I think it is something else. Time is the river. It runs whether we are paying attention or not. The asset, the real one, the one we actually own and actually spend, is attention. And the expert is not the person with the most time. The expert is the person who has paid more attention than anybody else, over a long enough period for that attention to compound.
Which means time is not the thing we are short of. Patience is. The willingness to give a problem the metron it actually wants, instead of the duration the calendar has decided it can have.
The question to ask is not “how long will this take?” It is “How long does this deserve?”
A status email deserves four minutes, not forty. A hiring decision deserves a week, not a Tuesday afternoon. A conversation with a child who has come to you wanting to talk deserves whatever it deserves, which you will only know by being there.
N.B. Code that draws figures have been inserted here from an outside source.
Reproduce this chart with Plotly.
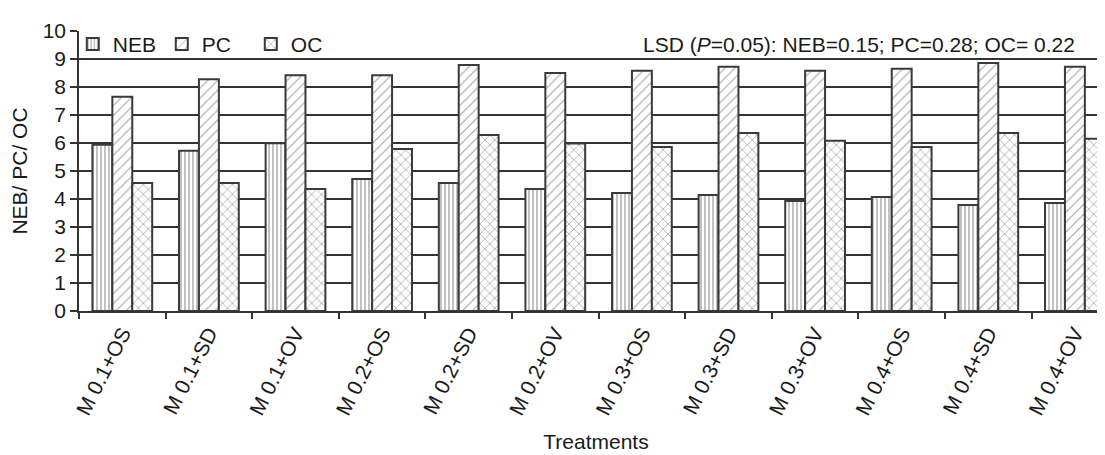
import plotly.graph_objects as go

categories = ["M 0.1+OS", "M 0.1+SD", "M 0.1+OV", "M 0.2+OS", "M 0.2+SD", "M 0.2+OV",
              "M 0.3+OS", "M 0.3+SD", "M 0.3+OV", "M 0.4+OS", "M 0.4+SD", "M 0.4+OV"]
neb = [5.94, 5.72, 5.99, 4.71, 4.57, 4.36, 4.21, 4.14, 3.93, 4.07, 3.79, 3.86]
pc = [7.65, 8.28, 8.42, 8.42, 8.79, 8.50, 8.58, 8.72, 8.58, 8.65, 8.86, 8.72]
oc = [4.57, 4.57, 4.36, 5.79, 6.29, 5.98, 5.86, 6.36, 6.08, 5.86, 6.36, 6.15]
y_ticks = list(range(0, 11))

FONT = "Liberation Sans, Arial, sans-serif"
TXT = "#1a1a1a"
EDGE = "#3a3a3a"
FS = 21

def bar(name, vals, shape, size, solidity, fg):
    return go.Bar(
        name=name, x=categories, y=vals,
        marker=dict(color="white",
                    line=dict(color=EDGE, width=2),
                    pattern=dict(shape=shape, fgcolor=fg, bgcolor="white",
                                 size=size, solidity=solidity)),
    )

fig = go.Figure([
    bar("NEB", neb, "|", 4, 0.3, "#333333"),
    bar("PC", pc, "/", 7, 0.15, "#444444"),
    bar("OC", oc, "x", 7, 0.2, "#444444"),
])

fig.update_layout(
    width=1105, height=455,
    margin=dict(l=71, r=0, t=23, b=152),
    paper_bgcolor="white", plot_bgcolor="white",
    font=dict(family=FONT, size=FS, color=TXT),
    barmode="group", bargap=0.31, bargroupgap=0,
    showlegend=True,
    legend=dict(orientation="h", x=-0.006, y=0.952, xanchor="left", yanchor="middle",
                bgcolor="rgba(0,0,0,0)", font=dict(size=FS, color=TXT),
                itemwidth=30, entrywidth=44, tracegroupgap=0),
    annotations=[dict(
        text="LSD (<i>P</i>=0.05): NEB=0.15; PC=0.28; OC= 0.22",
        xref="paper", yref="y", x=0.965, y=9.52, xanchor="right", yanchor="middle",
        showarrow=False, font=dict(size=FS, color=TXT))],
)

fig.update_xaxes(
    range=[-0.5, 11.44], tickangle=-63, tickson="boundaries",
    ticks="outside", ticklen=6, tickcolor="#333333", tickwidth=1.5,
    showline=True, linecolor="#333333", linewidth=1.5,
    showgrid=False, title=dict(text="Treatments", font=dict(size=FS), standoff=16),
    tickfont=dict(size=FS),
)
fig.update_yaxes(
    range=[0, 10], tickvals=y_ticks, ticks="outside", ticklen=7,
    tickcolor="#333333", tickwidth=1.5,
    showline=True, linecolor="#333333", linewidth=1.5,
    showgrid=True, gridcolor="#333333", gridwidth=1.5, zeroline=False,
    title=dict(text="NEB/ PC/ OC", font=dict(size=FS), standoff=10),
    tickfont=dict(size=FS),
)

fig.write_html("out.html")
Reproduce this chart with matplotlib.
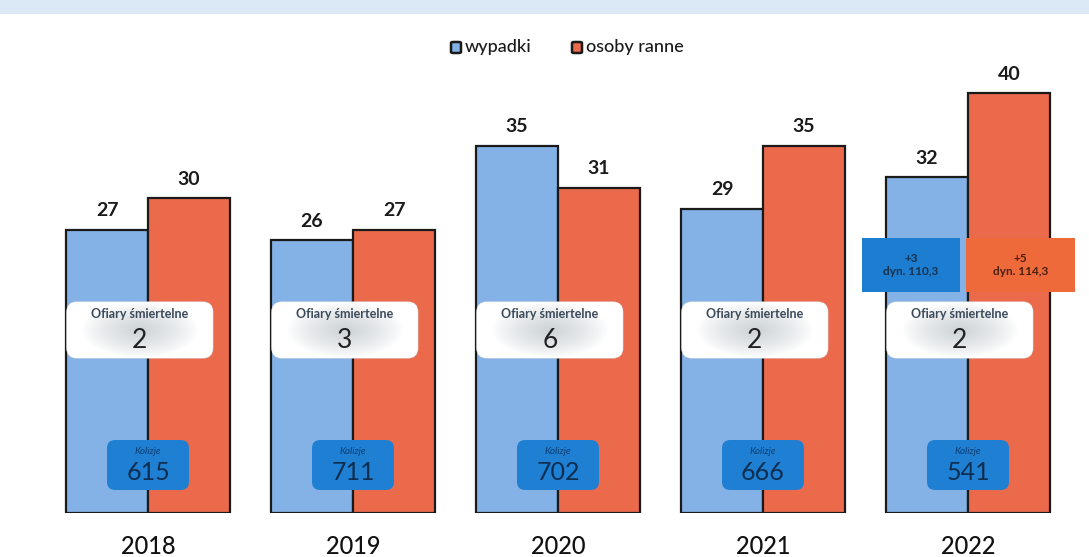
import matplotlib
matplotlib.use("Agg")
import matplotlib.pyplot as plt
import numpy as np
from matplotlib.patches import FancyBboxPatch, Rectangle

years = ["2018", "2019", "2020", "2021", "2022"]
wypadki = [27, 26, 35, 29, 32]
ranne = [30, 27, 31, 35, 40]
ofiary = [2, 3, 6, 2, 2]
kolizje = [615, 711, 702, 666, 541]
dyn_wyp = "+3\ndyn. 110,3"
dyn_ran = "+5\ndyn. 114,3"

BLUE = "#84b2e6"
RED = "#ec6a4c"
KBLUE = "#1f7fd2"

plt.rcParams['font.family'] = ['Lato', 'DejaVu Sans']

W, H = 1089, 557
fig = plt.figure(figsize=(W / 100, H / 100), dpi=100)
fig.patch.set_facecolor("white")

PXU = 10.49
Y0 = 513
x0 = -148 / 205
x1 = (W - 148) / 205
ytop = Y0 / PXU
ax = fig.add_axes([0, (H - Y0) / H, 1, Y0 / H])
ax.set_xlim(x0, x1)
ax.set_ylim(0, ytop)
ax.axis("off")

def yd(py):
    return (Y0 - py) / PXU

# faint scanned band at top
fig.patches.append(Rectangle((0, 1 - 14 / H), 1, 14 / H, transform=fig.transFigure,
                             facecolor="#dbe8f5", edgecolor="none", zorder=0))

x = np.arange(len(years))
bw = 0.4
ax.bar(x - bw / 2, wypadki, bw, color=BLUE, edgecolor="#1a1a1a", linewidth=1.6, zorder=2)
ax.bar(x + bw / 2, ranne, bw, color=RED, edgecolor="#1a1a1a", linewidth=1.6, zorder=2)

for i in range(len(years)):
    ax.text(x[i] - bw / 2, wypadki[i] + 1.0, str(wypadki[i]), ha="center", va="bottom",
            fontsize=14, fontweight="bold", color="#1a1a1a", zorder=5)
    ax.text(x[i] + bw / 2, ranne[i] + 1.0, str(ranne[i]), ha="center", va="bottom",
            fontsize=14, fontweight="bold", color="#1a1a1a", zorder=5)
    fig.text((148 + 205 * i) / W, 1 - 546 / H, years[i], ha="center", va="center",
             fontsize=17, color="#111111", fontweight="medium")

aspect = (1 / PXU) / (1 / 205)

gy, gx = np.mgrid[-1:1:60j, -1:1:150j]
r = np.sqrt((gx / 0.8) ** 2 + (gy / 1.0) ** 2)
grad = np.clip(1 - r, 0, 1) ** 0.8
cmap = matplotlib.colors.LinearSegmentedColormap.from_list("g", ["#ffffff", "#cdd3d6"])

for i in range(len(years)):
    cx = x[i] - 0.04
    bx0, bx1 = cx - 0.356, cx + 0.356
    by0, by1 = yd(358), yd(302)
    box = FancyBboxPatch((bx0, by0), bx1 - bx0, by1 - by0,
                         boxstyle="round,pad=0,rounding_size=0.05", mutation_aspect=aspect,
                         facecolor="white", edgecolor="#dddddd", linewidth=0.8, zorder=3)
    ax.add_patch(box)
    im = ax.imshow(grad, extent=(bx0, bx1, by0, by1), cmap=cmap, vmin=0, vmax=1,
                   aspect="auto", zorder=3.5, interpolation="bilinear")
    im.set_clip_path(box)
    ax.text(cx, yd(314), "Ofiary śmiertelne", ha="center", va="center", fontsize=9,
            color="#3a4a5a", fontweight="bold", zorder=4)
    ax.text(cx, yd(340), str(ofiary[i]), ha="center", va="center", fontsize=19,
            color="#222222", zorder=4)

    kx0, kx1 = x[i] - 0.2, x[i] + 0.2
    ky0, ky1 = yd(490), yd(440)
    ax.add_patch(FancyBboxPatch((kx0, ky0), kx1 - kx0, ky1 - ky0,
                                boxstyle="round,pad=0,rounding_size=0.04", mutation_aspect=aspect,
                                facecolor=KBLUE, edgecolor="none", zorder=3))
    ax.text(x[i], yd(452), "Kolizje", ha="center", va="center", fontsize=7,
            color="#0b3f73", style="italic", zorder=4)
    ax.text(x[i], yd(473), str(kolizje[i]), ha="center", va="center", fontsize=18,
            color="#0d2e50", zorder=4)

# 2022 dynamics boxes
ax.add_patch(Rectangle((3.483, yd(292)), 0.478, yd(238) - yd(292), facecolor="#1d7dd0",
                       edgecolor="none", zorder=3))
ax.text(3.722, yd(265), dyn_wyp, ha="center", va="center", fontsize=8.5, fontweight="bold",
        color="#16324f", linespacing=1.3, zorder=4)
ax.add_patch(Rectangle((3.99, yd(292)), 0.53, yd(238) - yd(292), facecolor="#ef6a3a",
                       edgecolor="none", zorder=3))
ax.text(4.255, yd(265), dyn_ran, ha="center", va="center", fontsize=8.5, fontweight="bold",
        color="#4a2010", linespacing=1.3, zorder=4)

def leg_item(px, color, label):
    fig.patches.append(FancyBboxPatch((px / W, 1 - 53 / H), 10 / W, 11 / H,
                                      boxstyle="round,pad=0,rounding_size=0.002",
                                      transform=fig.transFigure, facecolor=color,
                                      edgecolor="#1a1a1a", linewidth=1.8))
    fig.text((px + 14) / W, 1 - 47 / H, label, ha="left", va="center", fontsize=13,
             color="#1a1a1a", fontweight="medium")

leg_item(451, BLUE, "wypadki")
leg_item(572, RED, "osoby ranne")

fig.savefig("out.png", dpi=100, facecolor="white")
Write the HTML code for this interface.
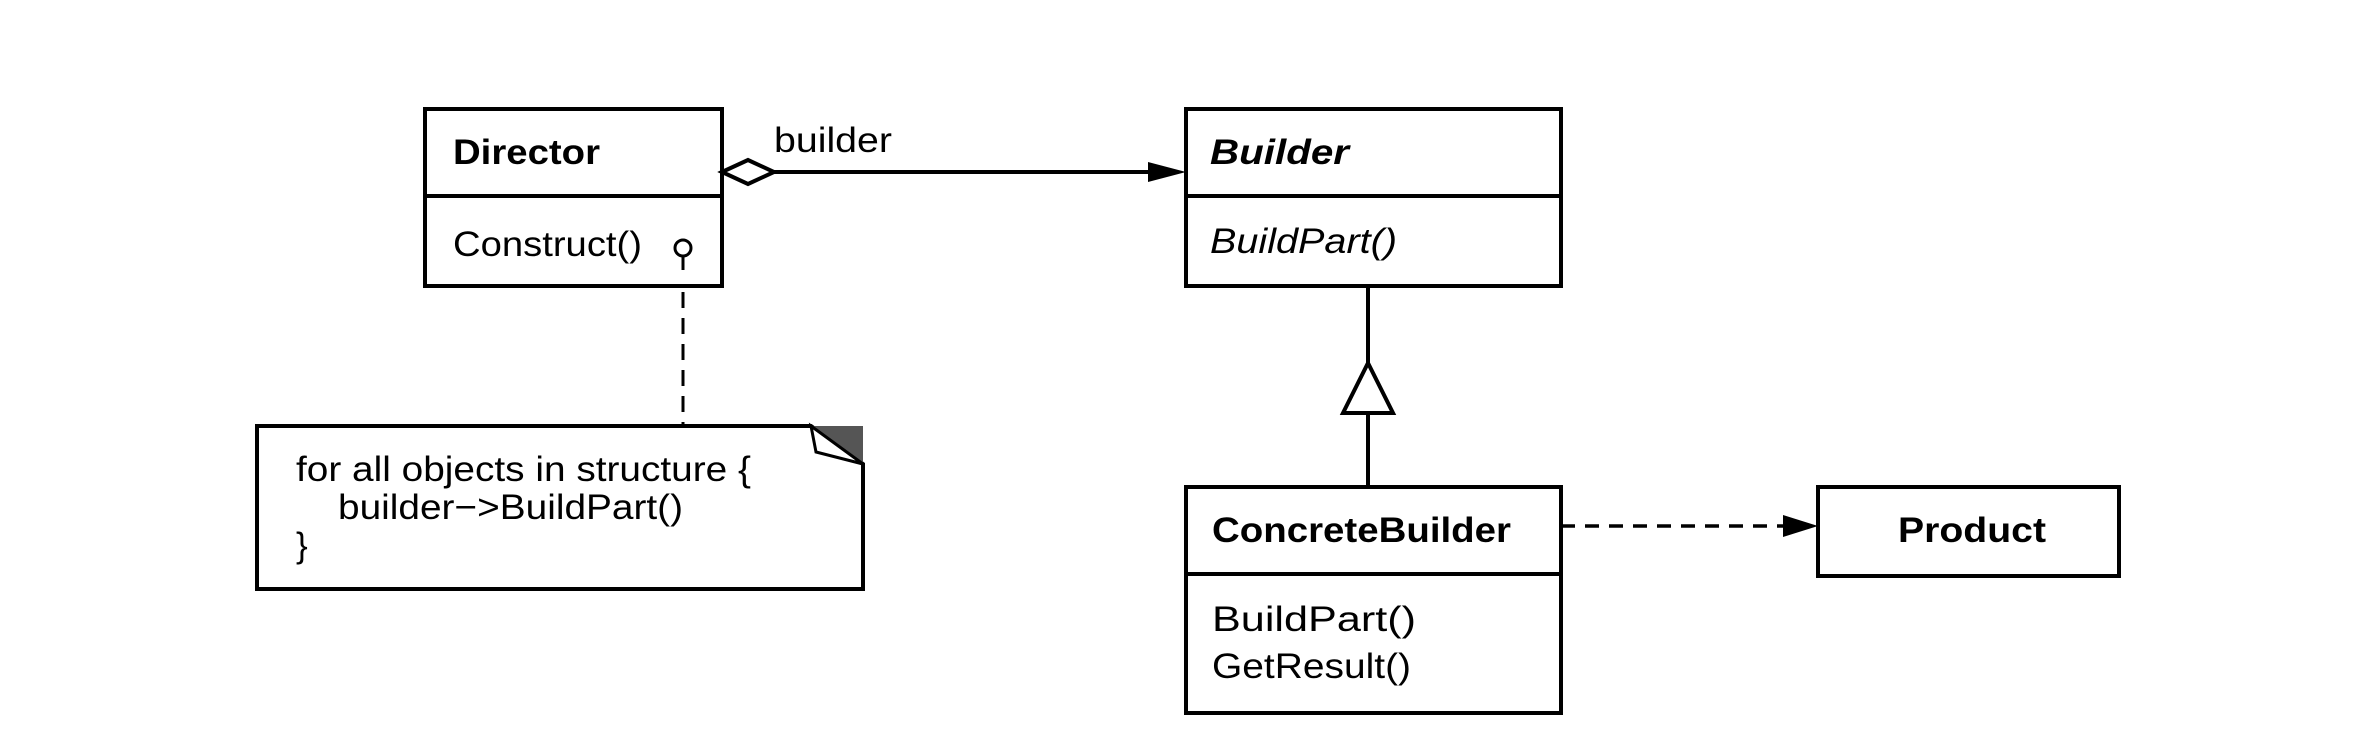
<!DOCTYPE html>
<html><head><meta charset="utf-8"><style>html,body{margin:0;padding:0;background:#fff}svg{display:block}</style></head>
<body>
<svg width="2370" height="756" viewBox="0 0 2370 756" xmlns="http://www.w3.org/2000/svg" font-family="Liberation Sans, Arial, sans-serif" font-size="35" fill="#000">
<rect width="2370" height="756" fill="#fff"/>
<g fill="none" stroke="#000" stroke-width="4">
<rect x="425" y="109" width="297" height="177"/>
<line x1="425" y1="196" x2="722" y2="196"/>
<rect x="1186" y="109" width="375" height="177"/>
<line x1="1186" y1="196" x2="1561" y2="196"/>
<rect x="1186" y="487" width="375" height="226"/>
<line x1="1186" y1="574" x2="1561" y2="574"/>
<rect x="1818" y="487" width="301" height="89"/>
<path d="M257 426 H811 L863 464 V589 H257 Z"/>
</g>
<path d="M811 426 H863 V464 L816 452 Z" fill="#555"/>
<path d="M811 426 L816 452 L863 464 Z" fill="#fff" stroke="#000" stroke-width="3"/>
<circle cx="683" cy="248" r="8" fill="#fff" stroke="#000" stroke-width="3"/>
<line x1="683" y1="256" x2="683" y2="270" stroke="#000" stroke-width="3"/>
<line x1="683" y1="292" x2="683" y2="426" stroke="#000" stroke-width="3" stroke-dasharray="16,10"/>
<path d="M722 172 L748 160 L774 172 L748 184 Z" fill="#fff" stroke="#000" stroke-width="4"/>
<line x1="774" y1="172" x2="1150" y2="172" stroke="#000" stroke-width="4"/>
<path d="M1148 162 L1186 172 L1148 182 Z" fill="#000"/>
<line x1="1368" y1="286" x2="1368" y2="363" stroke="#000" stroke-width="4"/>
<path d="M1368 363 L1393 413 L1343 413 Z" fill="#fff" stroke="#000" stroke-width="4"/>
<line x1="1368" y1="413" x2="1368" y2="487" stroke="#000" stroke-width="4"/>
<line x1="1561" y1="526" x2="1785" y2="526" stroke="#000" stroke-width="3.5" stroke-dasharray="14,10"/>
<path d="M1783 515 L1818 526 L1783 537 Z" fill="#000"/>
<text x="453" y="164" font-weight="bold" textLength="147" lengthAdjust="spacingAndGlyphs">Director</text>
<text x="453" y="256" textLength="189" lengthAdjust="spacingAndGlyphs">Construct()</text>
<text x="774" y="152" textLength="118" lengthAdjust="spacingAndGlyphs">builder</text>
<text x="1210" y="164" font-weight="bold" font-style="italic" textLength="139" lengthAdjust="spacingAndGlyphs">Builder</text>
<text x="1210" y="253" font-style="italic" textLength="187" lengthAdjust="spacingAndGlyphs">BuildPart()</text>
<text x="1212" y="542" font-weight="bold" textLength="299" lengthAdjust="spacingAndGlyphs">ConcreteBuilder</text>
<text x="1212" y="631" textLength="204" lengthAdjust="spacingAndGlyphs">BuildPart()</text>
<text x="1212" y="678" textLength="199" lengthAdjust="spacingAndGlyphs">GetResult()</text>
<text x="1898" y="542" font-weight="bold" textLength="148" lengthAdjust="spacingAndGlyphs">Product</text>
<text x="296" y="481" textLength="455" lengthAdjust="spacingAndGlyphs">for all objects in structure {</text>
<text x="338" y="519" textLength="345" lengthAdjust="spacingAndGlyphs">builder−&gt;BuildPart()</text>
<text x="296" y="557">}</text>
</svg>
</body></html>
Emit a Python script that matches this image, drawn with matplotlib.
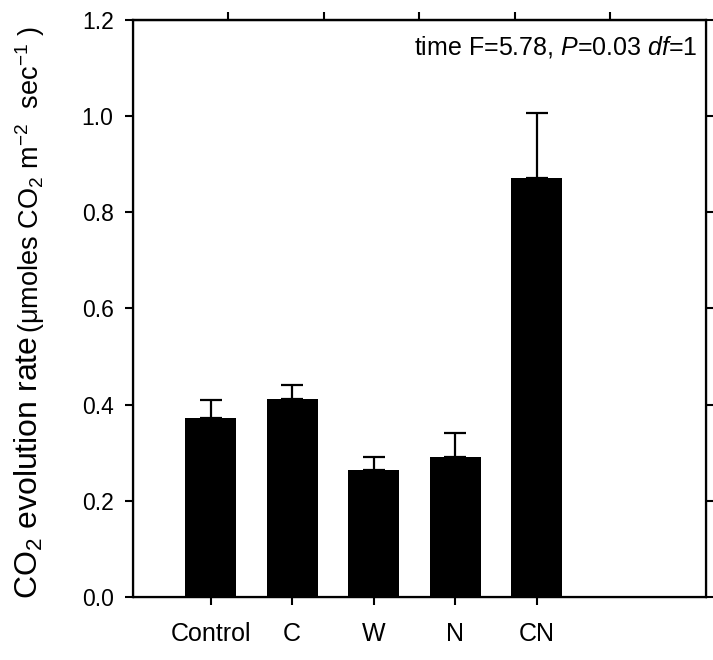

A first draft deserves to be bad and to be left alone overnight. A second draft deserves to be read aloud. A diagnosis deserves a proper history. A strategy deserves the long walk that strategies have always deserved, and which the calendar will never voluntarily give you.
Most of the regret I have collected, professionally and otherwise, comes back to this question. Things that needed time rushed by. Things that needed shipping were overworked. The hour given to a problem that deserved ten minutes, and the ten minutes given to a problem that deserved an afternoon.
The clock will run regardless. The only real question is whether anybody was home while it did.
The forty-five-minute meeting still happens. The calendar still wins, most days. Every now and then, I leave at the fifteen-minute mark, because the decision is made and the rest is theatre. People look surprised. They get over it. The time I save, I do not save. I spend it on something it deserves to be spent on. That is the only economy that matters, and the only one worth keeping books on.